### Stored data
++++

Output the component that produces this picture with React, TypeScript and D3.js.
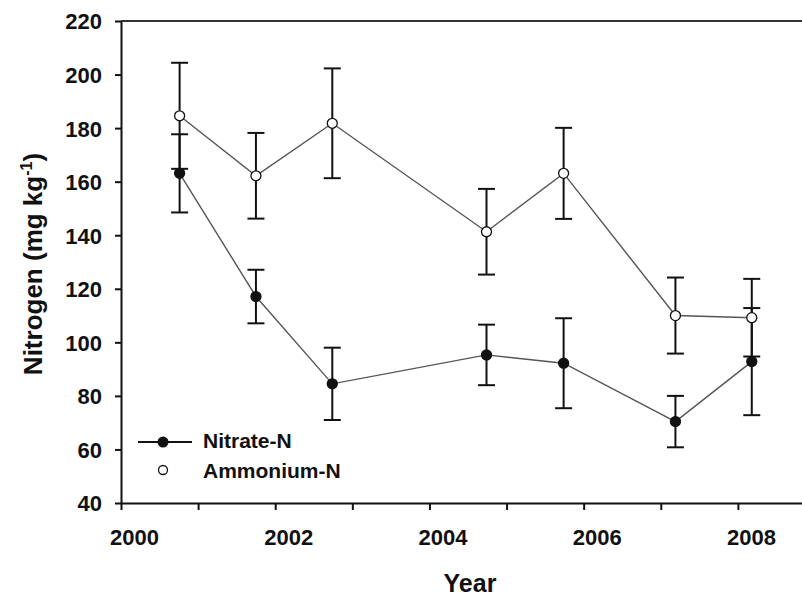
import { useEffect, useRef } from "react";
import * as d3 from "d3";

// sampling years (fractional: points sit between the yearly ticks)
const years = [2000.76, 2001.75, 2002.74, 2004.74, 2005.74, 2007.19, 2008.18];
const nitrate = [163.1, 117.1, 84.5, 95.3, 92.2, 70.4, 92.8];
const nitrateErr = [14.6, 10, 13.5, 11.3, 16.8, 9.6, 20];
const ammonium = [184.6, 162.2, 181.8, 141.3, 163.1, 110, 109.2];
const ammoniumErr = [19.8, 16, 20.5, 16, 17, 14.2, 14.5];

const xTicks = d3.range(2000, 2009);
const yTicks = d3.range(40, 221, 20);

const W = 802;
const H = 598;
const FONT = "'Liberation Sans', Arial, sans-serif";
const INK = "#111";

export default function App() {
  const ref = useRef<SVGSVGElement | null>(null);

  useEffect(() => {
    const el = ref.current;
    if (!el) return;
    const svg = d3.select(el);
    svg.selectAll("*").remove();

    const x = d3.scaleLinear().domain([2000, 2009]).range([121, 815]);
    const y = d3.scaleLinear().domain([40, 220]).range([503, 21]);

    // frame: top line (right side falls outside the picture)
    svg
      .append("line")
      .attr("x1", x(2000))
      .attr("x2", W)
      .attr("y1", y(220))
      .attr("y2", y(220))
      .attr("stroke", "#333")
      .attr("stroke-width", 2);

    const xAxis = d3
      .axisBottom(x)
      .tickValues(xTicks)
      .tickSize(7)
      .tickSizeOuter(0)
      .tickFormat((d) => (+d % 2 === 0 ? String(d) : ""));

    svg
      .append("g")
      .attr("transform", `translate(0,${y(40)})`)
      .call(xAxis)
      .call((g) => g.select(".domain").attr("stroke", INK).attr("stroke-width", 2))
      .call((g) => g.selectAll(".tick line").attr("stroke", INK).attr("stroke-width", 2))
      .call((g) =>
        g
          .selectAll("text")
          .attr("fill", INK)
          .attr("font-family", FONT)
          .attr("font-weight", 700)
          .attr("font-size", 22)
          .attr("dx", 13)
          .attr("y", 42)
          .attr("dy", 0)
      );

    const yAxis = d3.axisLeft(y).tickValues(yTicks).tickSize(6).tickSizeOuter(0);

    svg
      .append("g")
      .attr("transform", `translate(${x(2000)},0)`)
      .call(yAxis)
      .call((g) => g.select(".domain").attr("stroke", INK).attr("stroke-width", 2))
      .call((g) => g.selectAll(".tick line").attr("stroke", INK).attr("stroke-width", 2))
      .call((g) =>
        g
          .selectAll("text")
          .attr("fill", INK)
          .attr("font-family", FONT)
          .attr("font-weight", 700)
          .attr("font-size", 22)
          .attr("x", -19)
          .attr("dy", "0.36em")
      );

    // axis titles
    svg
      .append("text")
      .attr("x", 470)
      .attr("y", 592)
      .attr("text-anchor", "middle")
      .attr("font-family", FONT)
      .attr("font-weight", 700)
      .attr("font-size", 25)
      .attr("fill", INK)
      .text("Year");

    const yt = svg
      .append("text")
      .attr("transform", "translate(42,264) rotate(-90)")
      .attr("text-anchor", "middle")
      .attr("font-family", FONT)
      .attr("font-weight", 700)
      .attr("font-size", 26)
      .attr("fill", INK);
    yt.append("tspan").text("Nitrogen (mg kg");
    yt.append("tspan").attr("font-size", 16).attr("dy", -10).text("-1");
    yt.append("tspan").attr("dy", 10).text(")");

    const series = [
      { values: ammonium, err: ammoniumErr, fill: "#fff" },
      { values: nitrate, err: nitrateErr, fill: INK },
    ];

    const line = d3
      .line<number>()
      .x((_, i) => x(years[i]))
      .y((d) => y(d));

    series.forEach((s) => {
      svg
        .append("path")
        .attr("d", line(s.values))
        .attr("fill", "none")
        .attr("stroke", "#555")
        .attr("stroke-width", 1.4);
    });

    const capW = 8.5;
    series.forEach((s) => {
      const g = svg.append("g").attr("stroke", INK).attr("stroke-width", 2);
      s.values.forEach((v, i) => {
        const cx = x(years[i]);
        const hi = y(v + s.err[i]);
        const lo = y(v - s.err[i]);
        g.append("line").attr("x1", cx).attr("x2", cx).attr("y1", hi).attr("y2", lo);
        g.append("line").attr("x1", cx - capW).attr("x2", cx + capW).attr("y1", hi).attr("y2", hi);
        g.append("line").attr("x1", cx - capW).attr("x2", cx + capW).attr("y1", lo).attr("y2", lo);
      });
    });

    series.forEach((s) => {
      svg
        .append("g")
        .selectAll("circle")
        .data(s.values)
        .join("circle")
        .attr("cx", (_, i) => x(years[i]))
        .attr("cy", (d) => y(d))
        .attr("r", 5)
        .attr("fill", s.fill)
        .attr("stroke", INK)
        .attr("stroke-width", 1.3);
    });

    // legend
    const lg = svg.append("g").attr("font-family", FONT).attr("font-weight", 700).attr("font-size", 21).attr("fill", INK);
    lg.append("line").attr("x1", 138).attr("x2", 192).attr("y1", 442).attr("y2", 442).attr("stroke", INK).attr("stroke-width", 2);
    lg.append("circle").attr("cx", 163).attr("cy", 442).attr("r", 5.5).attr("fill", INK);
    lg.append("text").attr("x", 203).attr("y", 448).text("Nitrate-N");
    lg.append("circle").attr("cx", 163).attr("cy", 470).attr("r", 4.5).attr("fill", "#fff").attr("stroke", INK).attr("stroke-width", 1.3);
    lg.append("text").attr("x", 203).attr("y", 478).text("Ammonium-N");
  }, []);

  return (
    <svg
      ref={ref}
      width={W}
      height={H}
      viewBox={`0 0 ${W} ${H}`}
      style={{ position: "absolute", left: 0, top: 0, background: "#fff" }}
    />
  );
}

++++

### Your instructions
Determine the count of lines in the data above with the string "picture" in them, and give that count alone.

### Complete answer
2